#### Task description
Give the entries back exactly, dropping each image.

(Collected data)
# # # # #
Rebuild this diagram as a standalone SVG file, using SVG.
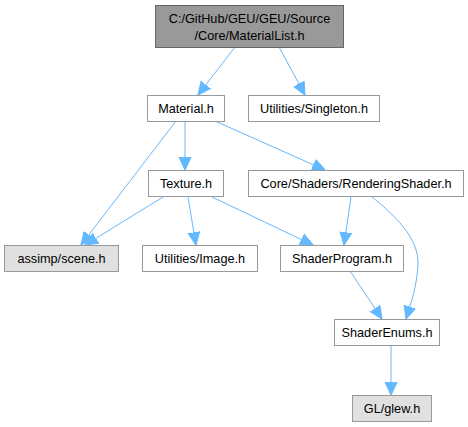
<svg xmlns="http://www.w3.org/2000/svg" width="468" height="427" viewBox="0 0 468 427">
<style>
.node rect{fill:#ffffff;stroke:#999999;stroke-width:1}
.node.root rect{fill:#999999;stroke:#666666}
.node.ext rect{fill:#e0e0e0;stroke:#999999}
text{font-family:"Liberation Sans",Arial,sans-serif;font-size:12.7px;fill:#000000;text-anchor:middle}
.edges path{fill:none;stroke:#63b8ff;stroke-width:1;marker-end:url(#arr)}
</style>
<defs>
<marker id="arr" markerUnits="userSpaceOnUse" markerWidth="14" markerHeight="14" viewBox="0 -6 12 12" refX="11" refY="0" orient="auto">
<path d="M0,-5 L11,0 L0,5 Z" fill="#63b8ff" stroke="#63b8ff" stroke-width="1"/>
</marker>
</defs>
<rect width="468" height="427" fill="#ffffff"/>
<g class="edges" id="edges">
<path d="M235,47 L198,95"/>
<path d="M279,47 L305,95"/>
<path d="M176,121 L81,245"/>
<path d="M185,121 L185,170"/>
<path d="M215,121 L325,170"/>
<path d="M163,197 L85,245"/>
<path d="M188,197 L196,245"/>
<path d="M212,197 L313,245"/>
<path d="M351,197 L344,245"/>
<path d="M372,197 C392,213 419,237 418,264 C417,286 411,303 406,319"/>
<path d="M350,271 L382,319"/>
<path d="M391,346 L391,395"/>
</g>
<g class="node root" id="node_root">
<rect x="155.5" y="5.5" width="188" height="42"/>
<text x="249.5" y="23">C:/GitHub/GEU/GEU/Source</text>
<text x="249.5" y="39.5">/Core/MaterialList.h</text>
</g>
<g class="node" id="node_material">
<rect x="147.5" y="95.5" width="77" height="26"/>
<text x="186" y="113">Material.h</text>
</g>
<g class="node" id="node_singleton">
<rect x="248.5" y="95.5" width="131" height="26"/>
<text x="314" y="113">Utilities/Singleton.h</text>
</g>
<g class="node" id="node_texture">
<rect x="148.5" y="170.5" width="75" height="26"/>
<text x="186" y="188">Texture.h</text>
</g>
<g class="node" id="node_rendering">
<rect x="248.5" y="170.5" width="215" height="26"/>
<text x="356" y="188">Core/Shaders/RenderingShader.h</text>
</g>
<g class="node ext" id="node_assimp">
<rect x="4.5" y="245.5" width="114" height="26"/>
<text x="61.5" y="263">assimp/scene.h</text>
</g>
<g class="node" id="node_image">
<rect x="142.5" y="245.5" width="115" height="26"/>
<text x="200" y="263">Utilities/Image.h</text>
</g>
<g class="node" id="node_shaderprogram">
<rect x="280.5" y="245.5" width="123" height="26"/>
<text x="342" y="263">ShaderProgram.h</text>
</g>
<g class="node" id="node_shaderenums">
<rect x="334.5" y="319.5" width="105" height="26"/>
<text x="387" y="337">ShaderEnums.h</text>
</g>
<g class="node ext" id="node_glew">
<rect x="352.5" y="395.5" width="79" height="26"/>
<text x="392" y="413">GL/glew.h</text>
</g>
</svg>
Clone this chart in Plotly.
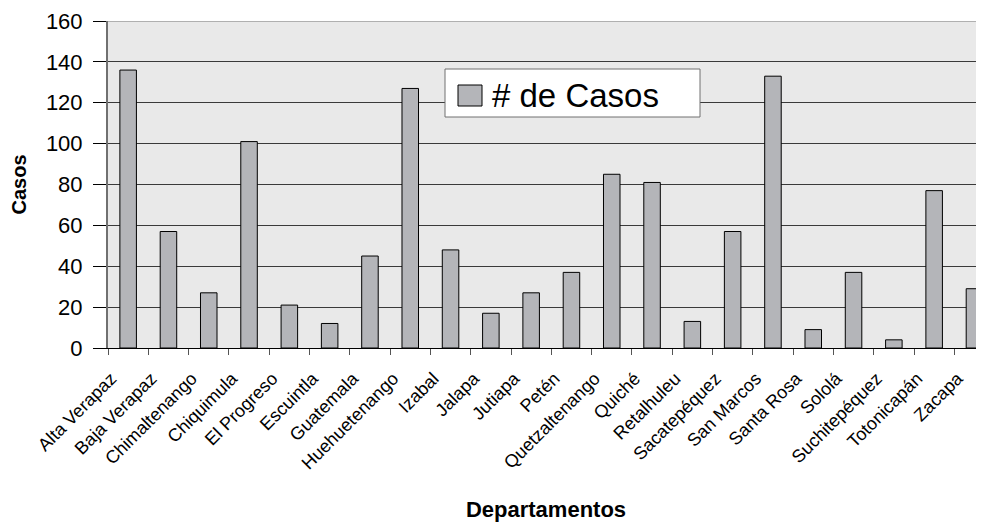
import plotly.graph_objects as go

departamentos = ["Alta Verapaz", "Baja Verapaz", "Chimaltenango", "Chiquimula", "El Progreso",
                 "Escuintla", "Guatemala", "Huehuetenango", "Izabal", "Jalapa", "Jutiapa", "Petén",
                 "Quetzaltenango", "Quiché", "Retalhuleu", "Sacatepéquez", "San Marcos", "Santa Rosa",
                 "Sololá", "Suchitepéquez", "Totonicapán", "Zacapa"]
casos = [136, 57, 27, 101, 21, 12, 45, 127, 48, 17, 27, 37, 85, 81, 13, 57, 133, 9, 37, 4, 77, 29]
y_ticks = [0, 20, 40, 60, 80, 100, 120, 140, 160]

W, H = 984, 523
OFF = 8  # page offset of the figure
L, T = 108 - OFF, 21 - OFF
PB_REF = 348
B = H - (PB_REF - OFF)
R = OFF
PW = 984 - 108
PH = PB_REF - 21

def px_x(p):
    return (p - 108) / PW

def px_y(p):
    return (PB_REF - p) / PH

FONT = "Arial, Liberation Sans, sans-serif"

fig = go.Figure()
fig.add_trace(go.Bar(
    x=departamentos, y=casos, name="# de Casos",
    marker=dict(color="#b4b5b9", line=dict(color="#000000", width=1)),
    width=0.41, showlegend=False,
))

fig.update_layout(
    width=W, height=H,
    margin=dict(l=L, r=R, t=T, b=B),
    paper_bgcolor="white",
    plot_bgcolor="#e9e9e9",
    font=dict(family=FONT, color="black"),
    xaxis=dict(
        range=[-0.5, -0.5 + PW / 40.3],
        tickangle=-45,
        tickfont=dict(size=18, family=FONT),
        ticks="outside", ticklen=6, tickcolor="#555", tickson="boundaries",
        showline=True, linecolor="#000", linewidth=1,
        showgrid=False,
        ticklabelshift=-17, ticklabelstandoff=12,
        title=dict(text="<b>Departamentos</b>", font=dict(size=22, family=FONT), standoff=29),
        automargin=False,
    ),
    yaxis=dict(
        range=[0, 160], tickvals=y_ticks,
        tickfont=dict(size=22, family=FONT),
        ticks="outside", ticklen=13, tickcolor="#000", ticklabelstandoff=6,
        showline=True, linecolor="#707070", linewidth=2,
        showgrid=True, gridcolor="#3a3a3a", gridwidth=1,
        zeroline=True, zerolinecolor="#000", zerolinewidth=1,
        title=dict(text="<b>Casos</b>", font=dict(size=20, family=FONT), standoff=22),
        automargin=False,
    ),
    shapes=[
        dict(type="line", xref="paper", yref="y", x0=0, x1=1, y0=160, y1=160,
             line=dict(color="#b0b0b0", width=2), layer="above"),
        dict(type="rect", xref="paper", yref="paper", x0=px_x(445), x1=px_x(700),
             y0=px_y(117), y1=px_y(69), fillcolor="white", line=dict(color="#707070", width=1),
             layer="above"),
        dict(type="rect", xref="paper", yref="paper", x0=px_x(458), x1=px_x(482),
             y0=px_y(106), y1=px_y(85), fillcolor="#b4b5b9", line=dict(color="#000", width=1),
             layer="above"),
    ],
    annotations=[
        dict(text="# de Casos", xref="paper", yref="paper", x=px_x(490), y=px_y(95),
             xanchor="left", yanchor="middle", showarrow=False,
             font=dict(size=33, family=FONT, color="black")),
    ],
)

fig.write_html("out.html")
# # # # #
#### Written response
Rebuild this diagram as a standalone SVG file, using SVG.
<svg xmlns="http://www.w3.org/2000/svg" width="468" height="427" viewBox="0 0 468 427">
<style>
.node rect{fill:#ffffff;stroke:#999999;stroke-width:1}
.node.root rect{fill:#999999;stroke:#666666}
.node.ext rect{fill:#e0e0e0;stroke:#999999}
text{font-family:"Liberation Sans",Arial,sans-serif;font-size:12.7px;fill:#000000;text-anchor:middle}
.edges path{fill:none;stroke:#63b8ff;stroke-width:1;marker-end:url(#arr)}
</style>
<defs>
<marker id="arr" markerUnits="userSpaceOnUse" markerWidth="14" markerHeight="14" viewBox="0 -6 12 12" refX="11" refY="0" orient="auto">
<path d="M0,-5 L11,0 L0,5 Z" fill="#63b8ff" stroke="#63b8ff" stroke-width="1"/>
</marker>
</defs>
<rect width="468" height="427" fill="#ffffff"/>
<g class="edges" id="edges">
<path d="M235,47 L198,95"/>
<path d="M279,47 L305,95"/>
<path d="M176,121 L81,245"/>
<path d="M185,121 L185,170"/>
<path d="M215,121 L325,170"/>
<path d="M163,197 L85,245"/>
<path d="M188,197 L196,245"/>
<path d="M212,197 L313,245"/>
<path d="M351,197 L344,245"/>
<path d="M372,197 C392,213 419,237 418,264 C417,286 411,303 406,319"/>
<path d="M350,271 L382,319"/>
<path d="M391,346 L391,395"/>
</g>
<g class="node root" id="node_root">
<rect x="155.5" y="5.5" width="188" height="42"/>
<text x="249.5" y="23">C:/GitHub/GEU/GEU/Source</text>
<text x="249.5" y="39.5">/Core/MaterialList.h</text>
</g>
<g class="node" id="node_material">
<rect x="147.5" y="95.5" width="77" height="26"/>
<text x="186" y="113">Material.h</text>
</g>
<g class="node" id="node_singleton">
<rect x="248.5" y="95.5" width="131" height="26"/>
<text x="314" y="113">Utilities/Singleton.h</text>
</g>
<g class="node" id="node_texture">
<rect x="148.5" y="170.5" width="75" height="26"/>
<text x="186" y="188">Texture.h</text>
</g>
<g class="node" id="node_rendering">
<rect x="248.5" y="170.5" width="215" height="26"/>
<text x="356" y="188">Core/Shaders/RenderingShader.h</text>
</g>
<g class="node ext" id="node_assimp">
<rect x="4.5" y="245.5" width="114" height="26"/>
<text x="61.5" y="263">assimp/scene.h</text>
</g>
<g class="node" id="node_image">
<rect x="142.5" y="245.5" width="115" height="26"/>
<text x="200" y="263">Utilities/Image.h</text>
</g>
<g class="node" id="node_shaderprogram">
<rect x="280.5" y="245.5" width="123" height="26"/>
<text x="342" y="263">ShaderProgram.h</text>
</g>
<g class="node" id="node_shaderenums">
<rect x="334.5" y="319.5" width="105" height="26"/>
<text x="387" y="337">ShaderEnums.h</text>
</g>
<g class="node ext" id="node_glew">
<rect x="352.5" y="395.5" width="79" height="26"/>
<text x="392" y="413">GL/glew.h</text>
</g>
</svg>
Clone this chart in Plotly.
import plotly.graph_objects as go

departamentos = ["Alta Verapaz", "Baja Verapaz", "Chimaltenango", "Chiquimula", "El Progreso",
                 "Escuintla", "Guatemala", "Huehuetenango", "Izabal", "Jalapa", "Jutiapa", "Petén",
                 "Quetzaltenango", "Quiché", "Retalhuleu", "Sacatepéquez", "San Marcos", "Santa Rosa",
                 "Sololá", "Suchitepéquez", "Totonicapán", "Zacapa"]
casos = [136, 57, 27, 101, 21, 12, 45, 127, 48, 17, 27, 37, 85, 81, 13, 57, 133, 9, 37, 4, 77, 29]
y_ticks = [0, 20, 40, 60, 80, 100, 120, 140, 160]

W, H = 984, 523
OFF = 8  # page offset of the figure
L, T = 108 - OFF, 21 - OFF
PB_REF = 348
B = H - (PB_REF - OFF)
R = OFF
PW = 984 - 108
PH = PB_REF - 21

def px_x(p):
    return (p - 108) / PW

def px_y(p):
    return (PB_REF - p) / PH

FONT = "Arial, Liberation Sans, sans-serif"

fig = go.Figure()
fig.add_trace(go.Bar(
    x=departamentos, y=casos, name="# de Casos",
    marker=dict(color="#b4b5b9", line=dict(color="#000000", width=1)),
    width=0.41, showlegend=False,
))

fig.update_layout(
    width=W, height=H,
    margin=dict(l=L, r=R, t=T, b=B),
    paper_bgcolor="white",
    plot_bgcolor="#e9e9e9",
    font=dict(family=FONT, color="black"),
    xaxis=dict(
        range=[-0.5, -0.5 + PW / 40.3],
        tickangle=-45,
        tickfont=dict(size=18, family=FONT),
        ticks="outside", ticklen=6, tickcolor="#555", tickson="boundaries",
        showline=True, linecolor="#000", linewidth=1,
        showgrid=False,
        ticklabelshift=-17, ticklabelstandoff=12,
        title=dict(text="<b>Departamentos</b>", font=dict(size=22, family=FONT), standoff=29),
        automargin=False,
    ),
    yaxis=dict(
        range=[0, 160], tickvals=y_ticks,
        tickfont=dict(size=22, family=FONT),
        ticks="outside", ticklen=13, tickcolor="#000", ticklabelstandoff=6,
        showline=True, linecolor="#707070", linewidth=2,
        showgrid=True, gridcolor="#3a3a3a", gridwidth=1,
        zeroline=True, zerolinecolor="#000", zerolinewidth=1,
        title=dict(text="<b>Casos</b>", font=dict(size=20, family=FONT), standoff=22),
        automargin=False,
    ),
    shapes=[
        dict(type="line", xref="paper", yref="y", x0=0, x1=1, y0=160, y1=160,
             line=dict(color="#b0b0b0", width=2), layer="above"),
        dict(type="rect", xref="paper", yref="paper", x0=px_x(445), x1=px_x(700),
             y0=px_y(117), y1=px_y(69), fillcolor="white", line=dict(color="#707070", width=1),
             layer="above"),
        dict(type="rect", xref="paper", yref="paper", x0=px_x(458), x1=px_x(482),
             y0=px_y(106), y1=px_y(85), fillcolor="#b4b5b9", line=dict(color="#000", width=1),
             layer="above"),
    ],
    annotations=[
        dict(text="# de Casos", xref="paper", yref="paper", x=px_x(490), y=px_y(95),
             xanchor="left", yanchor="middle", showarrow=False,
             font=dict(size=33, family=FONT, color="black")),
    ],
)

fig.write_html("out.html")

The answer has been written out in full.